── Raw data ──

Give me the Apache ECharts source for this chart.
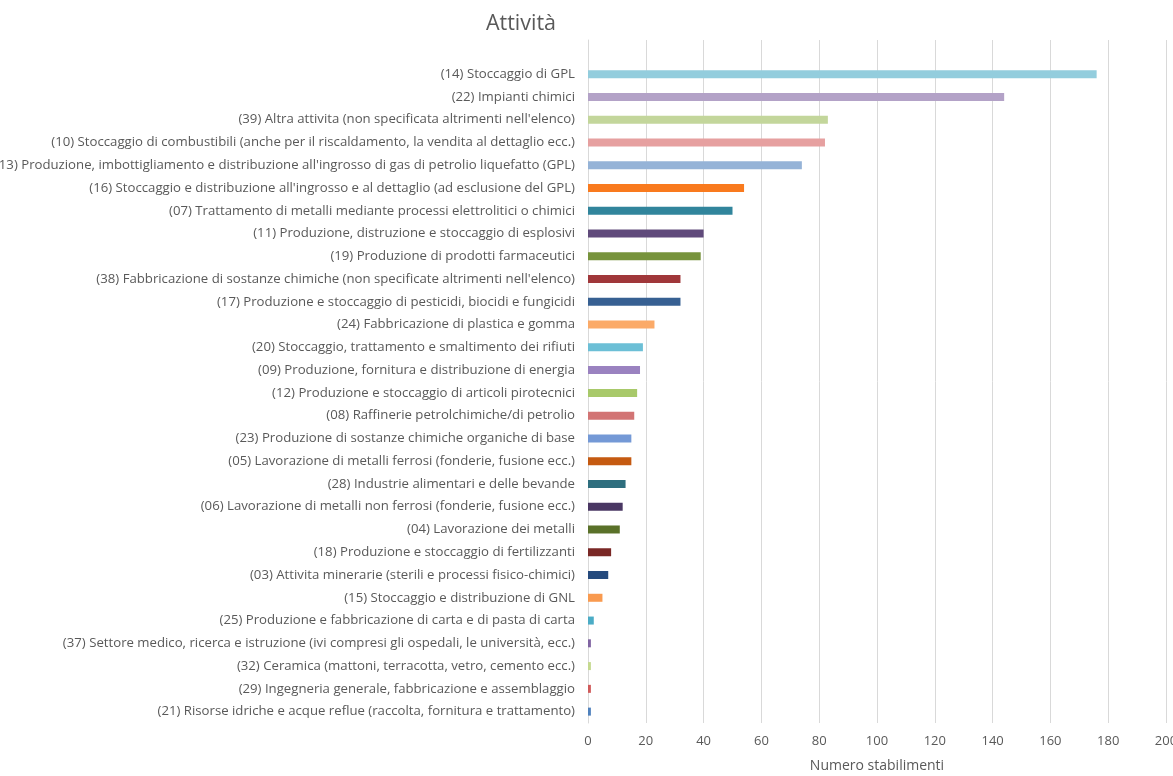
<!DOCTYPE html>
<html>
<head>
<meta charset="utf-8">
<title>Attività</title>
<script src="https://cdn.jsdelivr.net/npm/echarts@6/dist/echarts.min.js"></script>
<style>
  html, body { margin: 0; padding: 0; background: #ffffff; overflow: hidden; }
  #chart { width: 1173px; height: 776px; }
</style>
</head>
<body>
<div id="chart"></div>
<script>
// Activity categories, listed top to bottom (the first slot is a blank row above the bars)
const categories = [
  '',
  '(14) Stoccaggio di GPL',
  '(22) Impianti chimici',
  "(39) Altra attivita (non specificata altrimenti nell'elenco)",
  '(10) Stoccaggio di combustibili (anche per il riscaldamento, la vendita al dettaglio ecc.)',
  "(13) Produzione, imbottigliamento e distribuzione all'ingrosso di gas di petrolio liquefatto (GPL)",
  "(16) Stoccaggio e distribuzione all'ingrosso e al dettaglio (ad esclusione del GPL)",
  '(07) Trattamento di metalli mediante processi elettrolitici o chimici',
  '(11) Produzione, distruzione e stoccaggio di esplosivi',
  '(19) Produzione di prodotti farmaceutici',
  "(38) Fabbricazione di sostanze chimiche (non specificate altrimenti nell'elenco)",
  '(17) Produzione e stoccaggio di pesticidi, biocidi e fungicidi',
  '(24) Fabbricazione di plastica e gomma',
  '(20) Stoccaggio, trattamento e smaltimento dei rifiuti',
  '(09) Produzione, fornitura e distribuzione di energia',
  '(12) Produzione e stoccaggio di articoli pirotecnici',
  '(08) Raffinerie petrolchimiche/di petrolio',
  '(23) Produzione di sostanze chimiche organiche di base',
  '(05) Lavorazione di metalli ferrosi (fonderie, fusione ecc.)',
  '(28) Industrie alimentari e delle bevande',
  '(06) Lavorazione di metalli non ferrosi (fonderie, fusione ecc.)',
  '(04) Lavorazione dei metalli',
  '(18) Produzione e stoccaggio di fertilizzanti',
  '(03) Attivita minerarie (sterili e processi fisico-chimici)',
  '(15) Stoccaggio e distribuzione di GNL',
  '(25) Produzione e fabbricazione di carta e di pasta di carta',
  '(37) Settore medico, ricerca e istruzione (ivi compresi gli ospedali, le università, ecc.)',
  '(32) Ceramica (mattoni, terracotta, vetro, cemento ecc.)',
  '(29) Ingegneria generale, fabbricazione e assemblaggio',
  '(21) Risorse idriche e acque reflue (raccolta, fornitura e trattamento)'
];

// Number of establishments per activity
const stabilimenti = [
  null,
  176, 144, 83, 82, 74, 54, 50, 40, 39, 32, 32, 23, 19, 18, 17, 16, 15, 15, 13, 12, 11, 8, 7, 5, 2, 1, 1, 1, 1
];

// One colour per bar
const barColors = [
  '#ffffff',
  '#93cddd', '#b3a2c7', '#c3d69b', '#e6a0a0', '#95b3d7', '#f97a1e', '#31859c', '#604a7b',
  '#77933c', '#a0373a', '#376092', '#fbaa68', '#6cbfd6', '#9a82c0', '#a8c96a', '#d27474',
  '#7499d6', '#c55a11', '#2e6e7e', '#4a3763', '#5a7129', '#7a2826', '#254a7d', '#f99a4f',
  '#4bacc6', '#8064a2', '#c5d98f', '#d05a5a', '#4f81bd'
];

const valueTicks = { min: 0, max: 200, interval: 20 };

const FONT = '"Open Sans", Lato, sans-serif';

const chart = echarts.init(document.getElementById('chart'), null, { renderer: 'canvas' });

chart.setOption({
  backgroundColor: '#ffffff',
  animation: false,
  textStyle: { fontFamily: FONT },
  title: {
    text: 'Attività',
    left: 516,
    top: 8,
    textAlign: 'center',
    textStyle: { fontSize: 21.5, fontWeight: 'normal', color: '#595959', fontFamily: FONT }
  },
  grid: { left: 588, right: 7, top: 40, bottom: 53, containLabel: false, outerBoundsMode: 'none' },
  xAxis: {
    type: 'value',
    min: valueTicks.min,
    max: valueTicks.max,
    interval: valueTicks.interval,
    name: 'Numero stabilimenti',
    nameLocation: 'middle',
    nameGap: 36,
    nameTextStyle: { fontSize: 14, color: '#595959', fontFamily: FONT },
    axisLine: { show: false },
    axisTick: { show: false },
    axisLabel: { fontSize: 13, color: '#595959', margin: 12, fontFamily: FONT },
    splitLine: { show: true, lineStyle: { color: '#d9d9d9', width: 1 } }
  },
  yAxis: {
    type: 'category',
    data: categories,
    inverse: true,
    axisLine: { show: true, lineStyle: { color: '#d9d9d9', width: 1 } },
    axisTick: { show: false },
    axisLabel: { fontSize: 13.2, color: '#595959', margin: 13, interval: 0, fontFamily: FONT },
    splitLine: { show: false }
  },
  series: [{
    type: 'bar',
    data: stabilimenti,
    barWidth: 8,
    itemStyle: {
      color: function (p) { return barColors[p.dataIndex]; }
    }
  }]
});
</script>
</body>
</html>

───

:: What the task requires ::
All the material shown above is to be copied exactly, with no pictures carried over.

:: The completed task ::
Give me the Apache ECharts source for this chart.
<!DOCTYPE html>
<html>
<head>
<meta charset="utf-8">
<title>Attività</title>
<script src="https://cdn.jsdelivr.net/npm/echarts@6/dist/echarts.min.js"></script>
<style>
  html, body { margin: 0; padding: 0; background: #ffffff; overflow: hidden; }
  #chart { width: 1173px; height: 776px; }
</style>
</head>
<body>
<div id="chart"></div>
<script>
// Activity categories, listed top to bottom (the first slot is a blank row above the bars)
const categories = [
  '',
  '(14) Stoccaggio di GPL',
  '(22) Impianti chimici',
  "(39) Altra attivita (non specificata altrimenti nell'elenco)",
  '(10) Stoccaggio di combustibili (anche per il riscaldamento, la vendita al dettaglio ecc.)',
  "(13) Produzione, imbottigliamento e distribuzione all'ingrosso di gas di petrolio liquefatto (GPL)",
  "(16) Stoccaggio e distribuzione all'ingrosso e al dettaglio (ad esclusione del GPL)",
  '(07) Trattamento di metalli mediante processi elettrolitici o chimici',
  '(11) Produzione, distruzione e stoccaggio di esplosivi',
  '(19) Produzione di prodotti farmaceutici',
  "(38) Fabbricazione di sostanze chimiche (non specificate altrimenti nell'elenco)",
  '(17) Produzione e stoccaggio di pesticidi, biocidi e fungicidi',
  '(24) Fabbricazione di plastica e gomma',
  '(20) Stoccaggio, trattamento e smaltimento dei rifiuti',
  '(09) Produzione, fornitura e distribuzione di energia',
  '(12) Produzione e stoccaggio di articoli pirotecnici',
  '(08) Raffinerie petrolchimiche/di petrolio',
  '(23) Produzione di sostanze chimiche organiche di base',
  '(05) Lavorazione di metalli ferrosi (fonderie, fusione ecc.)',
  '(28) Industrie alimentari e delle bevande',
  '(06) Lavorazione di metalli non ferrosi (fonderie, fusione ecc.)',
  '(04) Lavorazione dei metalli',
  '(18) Produzione e stoccaggio di fertilizzanti',
  '(03) Attivita minerarie (sterili e processi fisico-chimici)',
  '(15) Stoccaggio e distribuzione di GNL',
  '(25) Produzione e fabbricazione di carta e di pasta di carta',
  '(37) Settore medico, ricerca e istruzione (ivi compresi gli ospedali, le università, ecc.)',
  '(32) Ceramica (mattoni, terracotta, vetro, cemento ecc.)',
  '(29) Ingegneria generale, fabbricazione e assemblaggio',
  '(21) Risorse idriche e acque reflue (raccolta, fornitura e trattamento)'
];

// Number of establishments per activity
const stabilimenti = [
  null,
  176, 144, 83, 82, 74, 54, 50, 40, 39, 32, 32, 23, 19, 18, 17, 16, 15, 15, 13, 12, 11, 8, 7, 5, 2, 1, 1, 1, 1
];

// One colour per bar
const barColors = [
  '#ffffff',
  '#93cddd', '#b3a2c7', '#c3d69b', '#e6a0a0', '#95b3d7', '#f97a1e', '#31859c', '#604a7b',
  '#77933c', '#a0373a', '#376092', '#fbaa68', '#6cbfd6', '#9a82c0', '#a8c96a', '#d27474',
  '#7499d6', '#c55a11', '#2e6e7e', '#4a3763', '#5a7129', '#7a2826', '#254a7d', '#f99a4f',
  '#4bacc6', '#8064a2', '#c5d98f', '#d05a5a', '#4f81bd'
];

const valueTicks = { min: 0, max: 200, interval: 20 };

const FONT = '"Open Sans", Lato, sans-serif';

const chart = echarts.init(document.getElementById('chart'), null, { renderer: 'canvas' });

chart.setOption({
  backgroundColor: '#ffffff',
  animation: false,
  textStyle: { fontFamily: FONT },
  title: {
    text: 'Attività',
    left: 516,
    top: 8,
    textAlign: 'center',
    textStyle: { fontSize: 21.5, fontWeight: 'normal', color: '#595959', fontFamily: FONT }
  },
  grid: { left: 588, right: 7, top: 40, bottom: 53, containLabel: false, outerBoundsMode: 'none' },
  xAxis: {
    type: 'value',
    min: valueTicks.min,
    max: valueTicks.max,
    interval: valueTicks.interval,
    name: 'Numero stabilimenti',
    nameLocation: 'middle',
    nameGap: 36,
    nameTextStyle: { fontSize: 14, color: '#595959', fontFamily: FONT },
    axisLine: { show: false },
    axisTick: { show: false },
    axisLabel: { fontSize: 13, color: '#595959', margin: 12, fontFamily: FONT },
    splitLine: { show: true, lineStyle: { color: '#d9d9d9', width: 1 } }
  },
  yAxis: {
    type: 'category',
    data: categories,
    inverse: true,
    axisLine: { show: true, lineStyle: { color: '#d9d9d9', width: 1 } },
    axisTick: { show: false },
    axisLabel: { fontSize: 13.2, color: '#595959', margin: 13, interval: 0, fontFamily: FONT },
    splitLine: { show: false }
  },
  series: [{
    type: 'bar',
    data: stabilimenti,
    barWidth: 8,
    itemStyle: {
      color: function (p) { return barColors[p.dataIndex]; }
    }
  }]
});
</script>
</body>
</html>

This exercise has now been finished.